Si de alguna manera todo es tan sencillo, también debe ser sencillo creer. A menudo oímos decir hoy que en un mundo así creer es difícil, que la fe corre el peligro de naufragar en el mar de la indiferencia y del relativismo actual o de ser marginada por los grandes discursos científicos sobre el hombre y el cosmos. No cabe duda de que en un mundo así hoy puede costar más trabajo mostrar con argumentos racionales la posibilidad de creer.

Pero no debemos olvidar la palabra de san Pablo: para creer bastan el corazón y la boca. Es un acto tan sencillo que no distingue entre doctos e ignorantes, entre personas que han realizado un camino de purificación o que aún deben realizarlo. El Señor es de todos, es rico de amor para todos los que le invocan.

Justamente nosotros tratamos de profundizar en el misterio de la fe, tratamos de leerlo en todas las páginas de la Escritura, lo hemos declinado por caminos a veces tortuosos. Pero la fe, repito, es sencilla, es un acto de abandono, de confianza, y debemos hallar de nuevo esa sencillez. Ella ilumina todas las cosas y permite afrontar la complejidad de la vida sin demasiadas preocupaciones o miedos.

Para creer no se requiere mucho.
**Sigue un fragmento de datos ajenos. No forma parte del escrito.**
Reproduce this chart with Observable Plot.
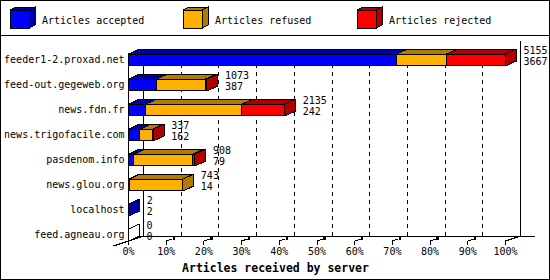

Es preciso el don del Espíritu Santo que él concede siempre a nuestros corazones y de parte nuestra poner atención en las pocas señales bien colocadas. Vemos pequeñas señales, pequeñas como las del pesebre, pero fue suficiente porque nuestro corazón estaba ya preparado para comprender el misterio del amor infinito de Dios.

A veces buscamos señales complicadas, y está bien. Pero puede bastar poco para creer si el corazón está disponible y si se escucha al Espíritu que infunde confianza y alegría en el creer, sentimiento de satisfacción y de plenitud. Si somos tan sencillos y disponibles a la gracia, entramos en el número de aquellos a los que les es dado proclamar esas verdades esenciales que iluminan la existencia y nos permiten tocar con la mano el misterio manifestado por el Verbo encarnado. Experimentamos que también la alegría perfecta es posible en este mundo, a pesar de los sufrimientos y dolores de todos los días.